Re: Expenditure Programs[edit]

I chose to remove this section for several reasons: 1) There is so much in this section that it would take several pages to fill 2) There are already sub-fields within economics such as health economics, education economics, defense economics... etc... There is a classic article on social insurance (Martin Feldstein, 1974) for anyone who wants to learn about that (I will include links to those pages as a courtesy to the author who put this section up) 3) Having this section adheres a little bit too closely to the formula that Stiglitz uses in his textbook. There is enough on this page now that by removing this section I am not destroying the entire page. — Preceding unsigned comment added by 75.49.220.62 (talk) 19:19, 20 August 2011 (UTC)

Preference revelation[edit]

Rubin removed the section that I created for the preference revelation problem. The explanation he provided was "Somewhat relevent, but much too long". Much too long? Is that a valid reason for removing extremely well cited, relevant and very important content? --Xerographica (talk) 09:57, 18 February 2013 (UTC)

Assuming that your addition were "well-cited, relevant, and very important", it would still be undue weight. — Arthur Rubin (talk) 11:01, 18 February 2013 (UTC)
It would be undue weight...based on...what? --Xerographica (talk) 11:13, 18 February 2013 (UTC)
It's "very important" ... based on ... what?
Actually, a much shorter section would be appropriate here; I don't think any mention would be appropriate in the other two articles. — Arthur Rubin (talk) 11:29, 18 February 2013 (UTC)
It's "very important" based on the reliable sources. Clearly and obviously, my argument is based on numerous reliable sources that I've read. What is your argument based on? --Xerographica (talk) 21:40, 18 February 2013 (UTC)
It's not "important" based on the sources you've mentioned. — Arthur Rubin (talk) 22:45, 18 February 2013 (UTC)
Please cite specific passages. --Xerographica (talk) 22:54, 18 February 2013 (UTC)

Public choice[edit]

I'd like to see a link to public choice theory and an explanation of how they are different. So far I gather that public choice theory is included under "Public economics" somehow.J1812 (talk) 23:52, 16 October 2013 (UTC)

Dr. Adam's comment on this article[edit]

Dr. Adam has reviewed this Wikipedia page, and provided us with the following comments to improve its quality:


(1) The test states "This subject encompasses a host of topics including market failures, externalities, and the creation and implementation of government policy...". Typically public economics deal with market failures in the form of externalities and public goods. Other types of market failures (e.g. market power) are beyond the scope of public economics and more in line with the scope of Industrial Organization. So it is more accurate to state "This subject encompasses a host of topics including market failures (in the form of public goods and externalities)and the creation and implementation of government policy...".

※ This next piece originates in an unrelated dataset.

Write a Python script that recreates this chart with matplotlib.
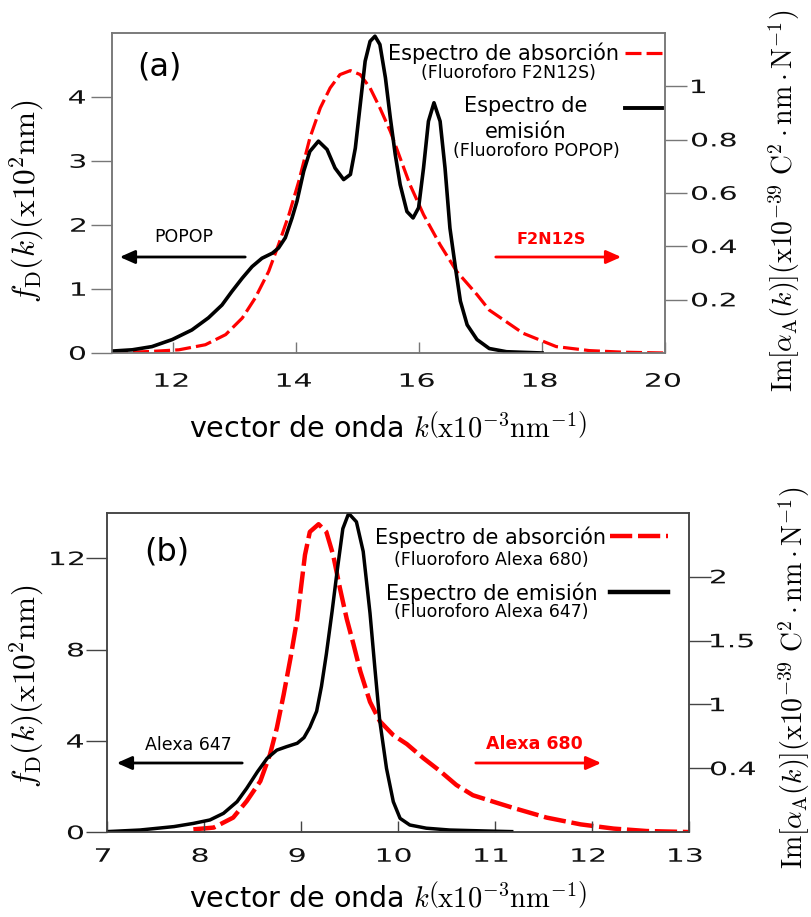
import numpy as np
import matplotlib
matplotlib.use('Agg')
from matplotlib import pyplot as plt
from matplotlib.lines import Line2D
from matplotlib.textpath import TextPath
from matplotlib.patches import PathPatch
from matplotlib.font_manager import FontProperties
from matplotlib.transforms import Affine2D

plt.rcParams['font.family'] = ['DejaVu Sans']
plt.rcParams['mathtext.fontset'] = 'cm'

# (a) emision POPOP  (eje izquierdo, x10^2 nm)
ka_em = [11.0, 11.33, 11.65, 11.98, 12.30, 12.57, 12.79, 12.95, 13.12, 13.28, 13.44, 13.61,
         13.71, 13.82, 13.93, 14.01, 14.12, 14.22, 14.36, 14.50, 14.63, 14.77, 14.88, 14.96,
         15.04, 15.12, 15.20, 15.28, 15.36, 15.45, 15.53, 15.61, 15.69, 15.80, 15.90, 15.99,
         16.07, 16.15, 16.24, 16.34, 16.42, 16.50, 16.59, 16.67, 16.78, 16.94, 17.14, 17.42,
         18.0]
fa_em = [0.03, 0.05, 0.10, 0.21, 0.36, 0.55, 0.75, 0.96, 1.17, 1.35, 1.48, 1.56,
         1.64, 1.80, 2.11, 2.37, 2.84, 3.15, 3.31, 3.18, 2.89, 2.71, 2.79, 3.20,
         3.88, 4.56, 4.87, 4.95, 4.82, 4.30, 3.67, 3.10, 2.63, 2.21, 2.11, 2.27,
         2.89, 3.62, 3.91, 3.62, 2.89, 1.95, 1.33, 0.81, 0.44, 0.21, 0.07, 0.02,
         0.0]

# (a) absorcion F2N12S (eje derecho)
ka_ab = [11.0, 11.65, 12.09, 12.52, 12.85, 13.12, 13.33, 13.55, 13.71, 13.88, 14.04, 14.22,
         14.39, 14.55, 14.71, 14.88, 15.04, 15.20, 15.36, 15.53, 15.69, 15.85, 16.07, 16.34,
         16.61, 16.94, 17.14, 17.69, 18.23, 18.77, 19.32, 20.0]
aa_ab = [0.0, 0.006, 0.012, 0.031, 0.069, 0.131, 0.206, 0.306, 0.406, 0.519, 0.644, 0.806,
         0.919, 0.994, 1.044, 1.059, 1.044, 0.994, 0.919, 0.831, 0.731, 0.631, 0.519, 0.406,
         0.306, 0.219, 0.161, 0.074, 0.024, 0.009, 0.003, 0.0]

# (b) emision Alexa 647
kb_em = [7.0, 7.34, 7.69, 7.89, 8.06, 8.20, 8.34, 8.44, 8.55, 8.65, 8.75, 8.85, 8.96,
         9.03, 9.09, 9.16, 9.21, 9.26, 9.32, 9.37, 9.43, 9.49, 9.57, 9.64, 9.71, 9.76, 9.81,
         9.88, 9.95, 10.02, 10.12, 10.29, 10.53, 10.88, 11.17]
fb_em = [0.03, 0.10, 0.25, 0.39, 0.54, 0.83, 1.34, 1.93, 2.65, 3.24, 3.60, 3.75, 3.90,
         4.15, 4.60, 5.30, 6.40, 7.80, 9.70, 11.40, 13.30, 13.97, 13.60, 12.30, 9.60, 7.20, 4.90,
         2.80, 1.34, 0.61, 0.32, 0.18, 0.10, 0.06, 0.03]

# (b) absorcion Alexa 680
kb_ab = [7.89, 8.10, 8.30, 8.44, 8.58, 8.68, 8.75, 8.82, 8.89, 8.96, 9.04, 9.09, 9.18,
         9.26, 9.33, 9.40, 9.47, 9.54, 9.61, 9.71, 9.81, 9.95, 10.09, 10.26, 10.43, 10.60,
         10.77, 11.02, 11.19, 11.53, 11.88, 12.22, 12.56, 13.0]
ab_ab = [0.023, 0.037, 0.115, 0.244, 0.40, 0.61, 0.816, 1.076, 1.36, 1.67, 2.17, 2.35, 2.41,
         2.35, 2.17, 1.91, 1.67, 1.47, 1.26, 1.02, 0.87, 0.76, 0.69, 0.58, 0.48, 0.37,
         0.29, 0.23, 0.19, 0.115, 0.062, 0.029, 0.01, 0.002]

W, H = 812, 917
fig = plt.figure(figsize=(W / 100, H / 100), dpi=100)
FP = FontProperties(family='DejaVu Sans')


def P(x, y):
    return (x / W, 1 - y / H)


def wide_text(xd, yd, s, ha='center', size=18.5, sx=1.62):
    # texto ensanchado (como los numeros de los ejes del original), coords de pantalla
    tp = TextPath((0, 0), s, size=size, prop=FP)
    bb = tp.get_extents()
    w = bb.width * sx
    if ha == 'center':
        x0 = xd - w / 2
    elif ha == 'right':
        x0 = xd - w
    else:
        x0 = xd
    cap = 0.729 * size
    tr = Affine2D().translate(-bb.x0, 0).scale(sx, 1).translate(x0, yd - cap / 2)
    fig.add_artist(PathPatch(tp, transform=tr, facecolor='#111111', edgecolor='none'))


def panel(rect, xlim, xticks, ylim1, yticks1, ylim2, yticks2, ylabels2, k_em, f_em, k_ab, a_ab,
          dash, lw_red, lw_blk, spine_c, xlab_y, xoff, ylab_r, ylab_l):
    ax = fig.add_axes(rect)
    ax2 = ax.twinx()
    ax.set_zorder(ax2.get_zorder() + 1)
    ax.patch.set_visible(False)
    ax2.plot(k_ab, a_ab, color='red', lw=lw_red, dashes=dash)
    ax.plot(k_em, f_em, color='black', lw=lw_blk, solid_joinstyle='round')
    ax.set_xlim(*xlim)
    ax.set_ylim(*ylim1)
    ax2.set_ylim(*ylim2)
    ax.set_xticks(xticks)
    ax.set_yticks(yticks1)
    ax2.set_yticks(yticks2)
    ax.tick_params(axis='x', direction='in', length=8, width=1, color=spine_c, labelbottom=False)
    ax.tick_params(axis='y', direction='out', length=15, width=1, color=spine_c, labelleft=False)
    ax2.tick_params(axis='y', direction='out', length=16, width=1, color=spine_c, labelright=False)
    for a in (ax, ax2):
        for s in a.spines.values():
            s.set_color(spine_c)
            s.set_linewidth(1.1)
    for t in xticks:
        xd, _ = ax.transData.transform((t, 0))
        wide_text(xd + xoff, H - xlab_y, str(t))
    for t in yticks1:
        _, yd = ax.transData.transform((xlim[0], t))
        wide_text(ylab_r, yd, str(t), ha='right')
    for t, lab in zip(yticks2, ylabels2):
        _, yd = ax2.transData.transform((xlim[0], t))
        wide_text(ylab_l, yd, lab, ha='left')
    return ax, ax2


arrow_kw = '-|>,head_length=0.9,head_width=0.4'

# ---------- (a) ----------
ax, ax2 = panel([112 / W, 1 - 353 / H, 553 / W, 320 / H], (11, 20), [12, 14, 16, 18, 20],
                (0, 5), [0, 1, 2, 3, 4], (0, 1.2), [0.2, 0.4, 0.6, 0.8, 1],
                ['0.2', '0.4', '0.6', '0.8', '1'],
                ka_em, fa_em, ka_ab, aa_ab, (5, 1.6), 2.3, 2.6, '#777777', 380, -2, 85, 692)

fig.text(*P(159, 67), '(a)', fontsize=23, ha='center', va='center')
fig.text(*P(619, 53), 'Espectro de absorción', fontsize=15, ha='right', va='center')
fig.text(*P(508, 73), '(Fluoroforo F2N12S)', fontsize=12.5, ha='center', va='center')
fig.text(*P(526, 106), 'Espectro de', fontsize=15, ha='center', va='center')
fig.text(*P(526, 132), 'emisión', fontsize=15, ha='center', va='center')
fig.text(*P(536, 151), '(Fluoroforo POPOP)', fontsize=12.5, ha='center', va='center')
fig.add_artist(Line2D([625 / W, 662 / W], [1 - 53 / H] * 2, color='red', lw=2.3,
                      dashes=(5, 1.6), transform=fig.transFigure))
fig.add_artist(Line2D([625 / W, 662 / W], [1 - 108 / H] * 2, color='black', lw=2.8,
                      transform=fig.transFigure))

fig.text(*P(184, 237), 'POPOP', fontsize=12.5, ha='center', va='center')
fig.text(*P(551, 239), 'F2N12S', fontsize=11.5, ha='center', va='center', color='red',
         fontweight='bold')
ax.annotate('', xy=P(117, 257), xytext=P(248, 257), xycoords='figure fraction',
            textcoords='figure fraction',
            arrowprops=dict(arrowstyle=arrow_kw, color='black', lw=2))
ax.annotate('', xy=P(624, 257), xytext=P(493, 257), xycoords='figure fraction',
            textcoords='figure fraction',
            arrowprops=dict(arrowstyle=arrow_kw, color='red', lw=2))

fig.text(*P(388, 428), r'vector de onda $k\left(\mathrm{x}10^{-3}\mathrm{nm}^{-1}\right)$',
         fontsize=20.5, ha='center', va='center')
fig.text(*P(27, 201), r'$f_{\mathrm{D}}(k)(\mathrm{x}10^{2}\mathrm{nm})$', fontsize=22.5,
         rotation=90, ha='center', va='center')
fig.text(*P(784, 201),
         r'$\mathrm{Im}[\alpha_{\mathrm{A}}(k)](\mathrm{x}10^{-39}\ \mathrm{C}^{2}\cdot\mathrm{nm}\cdot\mathrm{N}^{-1})$',
         fontsize=20, rotation=90, ha='center', va='center')

# ---------- (b) ----------
bx, bx2 = panel([107 / W, 1 - 832.3 / H, 582.3 / W, 319.6 / H], (7, 13),
                [7, 8, 9, 10, 11, 12, 13], (0, 14), [0, 4, 8, 12], (0, 2.5), [0.5, 1, 1.5, 2],
                ['0.4', '1', '1.5', '2'],
                kb_em, fb_em, kb_ab, ab_ab, (5, 1.3), 3.2, 2.5, '#444444', 855, -4, 83, 711)

fig.text(*P(167, 552), '(b)', fontsize=23, ha='center', va='center')
fig.text(*P(606, 537), 'Espectro de absorción', fontsize=15, ha='right', va='center')
fig.text(*P(589, 560), '(Fluoroforo Alexa 680)', fontsize=12.5, ha='right', va='center')
fig.text(*P(598, 593), 'Espectro de emisión', fontsize=15, ha='right', va='center')
fig.text(*P(589, 612), '(Fluoroforo Alexa 647)', fontsize=12.5, ha='right', va='center')
fig.add_artist(Line2D([610 / W, 668 / W], [1 - 536 / H] * 2, color='red', lw=3.2,
                      dashes=(5, 1.3), transform=fig.transFigure))
fig.add_artist(Line2D([610 / W, 668 / W], [1 - 592 / H] * 2, color='black', lw=3.2,
                      transform=fig.transFigure))

fig.text(*P(188, 745), 'Alexa 647', fontsize=12.5, ha='center', va='center')
fig.text(*P(534, 744), 'Alexa 680', fontsize=12.5, ha='center', va='center', color='red',
         fontweight='bold')
bx.annotate('', xy=P(114, 763), xytext=P(245, 763), xycoords='figure fraction',
            textcoords='figure fraction',
            arrowprops=dict(arrowstyle=arrow_kw, color='black', lw=2))
bx.annotate('', xy=P(604, 763), xytext=P(473, 763), xycoords='figure fraction',
            textcoords='figure fraction',
            arrowprops=dict(arrowstyle=arrow_kw, color='red', lw=2))

fig.text(*P(388, 897), r'vector de onda $k\left(\mathrm{x}10^{-3}\mathrm{nm}^{-1}\right)$',
         fontsize=20.5, ha='center', va='center')
fig.text(*P(27, 686), r'$f_{\mathrm{D}}(k)(\mathrm{x}10^{2}\mathrm{nm})$', fontsize=22.5,
         rotation=90, ha='center', va='center')
fig.text(*P(794, 678),
         r'$\mathrm{Im}[\alpha_{\mathrm{A}}(k)](\mathrm{x}10^{-39}\ \mathrm{C}^{2}\cdot\mathrm{nm}\cdot\mathrm{N}^{-1})$',
         fontsize=20, rotation=90, ha='center', va='center')

fig.savefig('out.png', dpi=100)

(2) Examples of topics covered are taxa incidence, optimal taxation and the theory of public goods and externalities. In the paragraph of Public goods I would also suggest adding some text on externalities, since public goods are an extreme form of externalities. (3) The Diamond- Mirlees Efficiency Theorem is quite misleading. Even though it is incorporates text from the paper, it is misleading in the present context. I would explain their paper just by stating that it provides conditions for optimal tax policy in a second best environment, and shows that production efficiency is attainable even when lump- sum taxation is not available. (4) Pigouvian taxes section discusses the issue of externalities and the Coase theorem. Pigou taxes are a way to deal with externalities and so is the Coase theorem. In my opinion it is better to have a paragraph about externalities, where pigouvian taxes and the coase theorem are discussed as a way to deal with externalities.


We hope Wikipedians on this talk page can take advantage of these comments and improve the quality of the article accordingly.

Dr. Adam has published scholarly research which seems to be relevant to this Wikipedia article:


  • Reference : Adam, Antonis & Delis, Manthos D & Kammas, Pantelis, 2012. "Fiscal decentralization and public sector efficiency: Evidence from OECD countries," MPRA Paper 36889, University Library of Munich, Germany.